Throughout the spring of 1817, the Government set up a network of spies and political provocateurs. The aim would be not only to be aware of trouble, but also to anticipate it. The line between anticipation and prematurely forcing rebellion was fine. But the latter tactic would be ideal for the Government.

One particular agent became famous for his work in Pentrich. As early as the attack on the Prince Regent's coach, `Oliver, the spy' was heard at the Horse Guards "inveighing in such loud and seditious terms against the Prince Regent as to collect a crowd around him". If such was so, then it is tempting to speculate as to whether one of the very acts that justified the repressive legislation was itself a `put up job'. Either way, it certainly didn't take much to inflame the crowd against the Prince Regent.

 

The Provocateur

 

Oliver passed through Derby on the 26th April on his way north. Having to wait for fresh horses on the public coach, he called upon Robertshaw, the landlord of the Talbot Inn, a local meeting place for radicals. Travelling on his way, Oliver attended a meeting at Wakefield of delegates from across the disaffected counties. One Thomas Bacon of Pentrich was there. Once taken into Bacon's confidence, Oliver was able, a month later, to return to Derby when he stayed at the Talbot Inn. While in the town, he met with a group of six local activists in the upstairs room at the Three Salmons.

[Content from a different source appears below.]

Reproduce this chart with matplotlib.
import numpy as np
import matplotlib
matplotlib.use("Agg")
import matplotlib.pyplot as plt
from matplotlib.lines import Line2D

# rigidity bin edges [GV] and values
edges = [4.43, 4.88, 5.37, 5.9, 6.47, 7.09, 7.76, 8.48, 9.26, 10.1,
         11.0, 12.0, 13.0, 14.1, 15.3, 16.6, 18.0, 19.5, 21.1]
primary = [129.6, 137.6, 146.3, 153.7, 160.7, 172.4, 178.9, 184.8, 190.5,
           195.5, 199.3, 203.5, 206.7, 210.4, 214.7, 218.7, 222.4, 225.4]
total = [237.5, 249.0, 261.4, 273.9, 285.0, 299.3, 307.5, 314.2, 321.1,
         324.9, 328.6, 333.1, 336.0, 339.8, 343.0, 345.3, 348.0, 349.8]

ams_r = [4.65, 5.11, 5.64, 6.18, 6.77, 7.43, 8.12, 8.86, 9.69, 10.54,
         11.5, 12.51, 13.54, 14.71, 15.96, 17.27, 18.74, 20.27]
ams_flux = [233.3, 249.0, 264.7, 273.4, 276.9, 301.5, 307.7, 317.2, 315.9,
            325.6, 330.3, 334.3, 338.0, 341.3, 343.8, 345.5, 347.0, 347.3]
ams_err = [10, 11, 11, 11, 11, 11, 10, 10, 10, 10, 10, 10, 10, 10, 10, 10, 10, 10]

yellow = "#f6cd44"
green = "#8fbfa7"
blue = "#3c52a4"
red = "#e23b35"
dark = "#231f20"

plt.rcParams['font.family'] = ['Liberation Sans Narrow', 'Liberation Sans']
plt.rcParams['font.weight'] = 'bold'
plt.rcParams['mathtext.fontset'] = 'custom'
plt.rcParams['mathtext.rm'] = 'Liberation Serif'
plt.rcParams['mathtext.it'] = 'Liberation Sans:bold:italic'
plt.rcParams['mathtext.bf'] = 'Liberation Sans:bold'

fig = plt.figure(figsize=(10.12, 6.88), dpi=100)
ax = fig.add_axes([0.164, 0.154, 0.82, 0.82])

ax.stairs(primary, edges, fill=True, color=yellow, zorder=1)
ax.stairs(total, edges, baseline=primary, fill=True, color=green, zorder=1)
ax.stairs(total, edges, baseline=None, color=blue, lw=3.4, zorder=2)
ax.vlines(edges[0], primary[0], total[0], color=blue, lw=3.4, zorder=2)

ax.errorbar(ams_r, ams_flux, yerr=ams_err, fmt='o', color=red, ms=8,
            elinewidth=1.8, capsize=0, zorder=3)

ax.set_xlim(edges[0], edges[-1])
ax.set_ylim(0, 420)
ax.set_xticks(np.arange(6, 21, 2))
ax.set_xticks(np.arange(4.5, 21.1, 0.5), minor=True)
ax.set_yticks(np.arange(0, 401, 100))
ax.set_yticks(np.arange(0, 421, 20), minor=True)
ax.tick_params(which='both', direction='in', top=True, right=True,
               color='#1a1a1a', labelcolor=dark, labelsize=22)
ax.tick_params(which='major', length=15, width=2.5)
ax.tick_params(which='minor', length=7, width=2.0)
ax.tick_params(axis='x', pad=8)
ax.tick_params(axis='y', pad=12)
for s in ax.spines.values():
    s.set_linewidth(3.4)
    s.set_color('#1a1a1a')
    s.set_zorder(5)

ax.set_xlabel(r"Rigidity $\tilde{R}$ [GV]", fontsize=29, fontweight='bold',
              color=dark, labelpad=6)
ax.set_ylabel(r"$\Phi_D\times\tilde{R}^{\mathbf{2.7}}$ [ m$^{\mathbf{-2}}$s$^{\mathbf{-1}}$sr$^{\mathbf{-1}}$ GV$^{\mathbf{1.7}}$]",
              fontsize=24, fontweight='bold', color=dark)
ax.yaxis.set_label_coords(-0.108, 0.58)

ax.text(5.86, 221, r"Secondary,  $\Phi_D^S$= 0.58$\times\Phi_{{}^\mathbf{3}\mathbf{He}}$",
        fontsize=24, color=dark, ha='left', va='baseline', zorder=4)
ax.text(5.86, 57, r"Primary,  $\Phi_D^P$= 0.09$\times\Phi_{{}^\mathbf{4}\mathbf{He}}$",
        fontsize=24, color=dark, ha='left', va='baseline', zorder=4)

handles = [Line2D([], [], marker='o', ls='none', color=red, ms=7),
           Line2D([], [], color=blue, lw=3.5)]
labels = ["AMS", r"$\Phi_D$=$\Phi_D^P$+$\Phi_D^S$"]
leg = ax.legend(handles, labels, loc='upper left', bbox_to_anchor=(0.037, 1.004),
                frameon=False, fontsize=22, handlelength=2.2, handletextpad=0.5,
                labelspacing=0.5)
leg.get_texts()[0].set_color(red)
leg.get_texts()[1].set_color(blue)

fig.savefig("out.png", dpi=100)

Presenting himself as a delegate of a `Committee of gentlemen in London', Oliver intimated that his mission was to "ascertain the sentiments of the people respecting Parliamentary Reform". Only `physical force' was worth trying, he argued. Petitions were a waste of time. The local men responded that the country was not ready - but Oliver told them they were mistaken, "half the country is in an organised state...particularly the manufacturing districts". Some places were only with difficulty prevented from armed action, he claimed. Despite the fact that the six locals thought Derby to be "a very loyal place", Oliver asked that something be done - even only as a token. For "the business would be done in London, where sixty or seventy thousand armed men would be raised in an hour or two's notice". 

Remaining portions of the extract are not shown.